Sedangkan di sisi jenis kreditnya, kata dia, BRI menawarkan produk kredit modal kerja (KMK) dan kredit investasi (KI). KMK dapat membantu kebutuhan keuangan operasional usaha, sedangkan KI untuk pembelian aset penunjang usaha. Sedangkan untuk pengusaha fashion yang telah melakukan ekspor-impor, terdapat fasilitas lainnya seperti L/C (Letter of Credit), KMK ekspor-impor, dan lain-lain.

Selain memberikan pembiayaan, perseroan berupaya memajukan usaha fashion dari debitor yang non bankable hingga menjadi bankable di tingkat mikro, kemudian menjadi ritel dan menengah. Sejumlah layanan yang diberikan yaitu bantuan pemasaran produk debitor secara luas, melalui keikutsertaan pada event besar terkait fashion, baik tingkat domestik maupun internasional.

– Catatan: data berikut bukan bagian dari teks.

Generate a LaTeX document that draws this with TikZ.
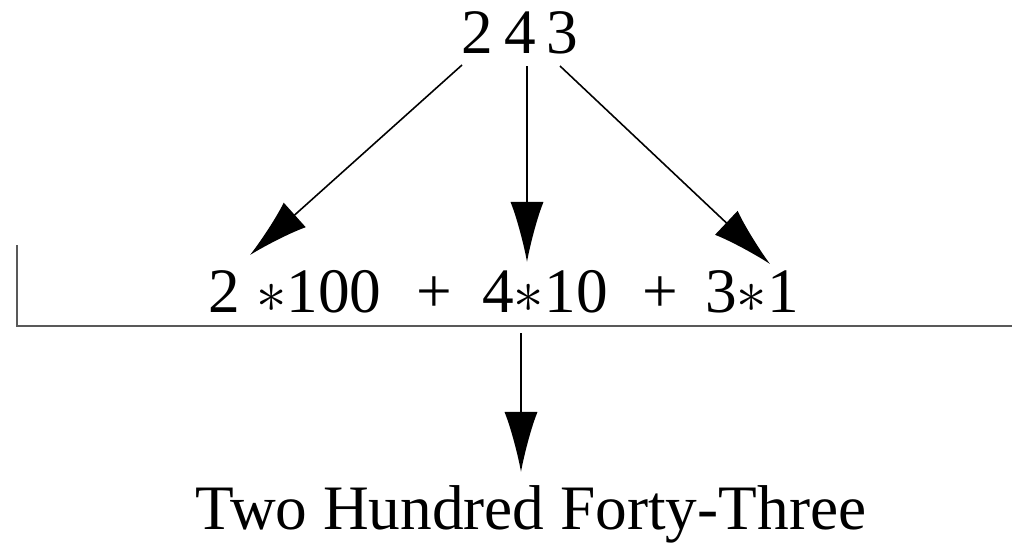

“Misalnya, kami mengikutkan mitra-mitra kami pada pameran Inacraft yang terbesar di Indonesia, kemudian pameran Adikriya, Jakarta Fashion Week, event-event bazar, event  kebudayaan di berbagai negara, dan lain-lain,” jelasnya.

Ali menambahkan, perseroan turut melatih para debitor untuk membuat laporan keuangan secara sederhana, sehingga memudahkan dalam mengelola keuangan usaha mereka. BRI juga memasang mesin electronic data capture (EDC) pada setiap outlet debitor untuk memudahkan transaksi.  

Sementara itu, Direktur Direktorat Jenderal Pengembangan Ekspor Kementerian Perdagangan Bustami mengatakan, saat ini kelompok masyarakat menengah di Indonesia mencapai 50 juta orang atau sekitar 30% dari total penduduk. Kelompok tersebut, kata dia, sangat menarik untuk menjadi sasaran produk fashion dalam negeri.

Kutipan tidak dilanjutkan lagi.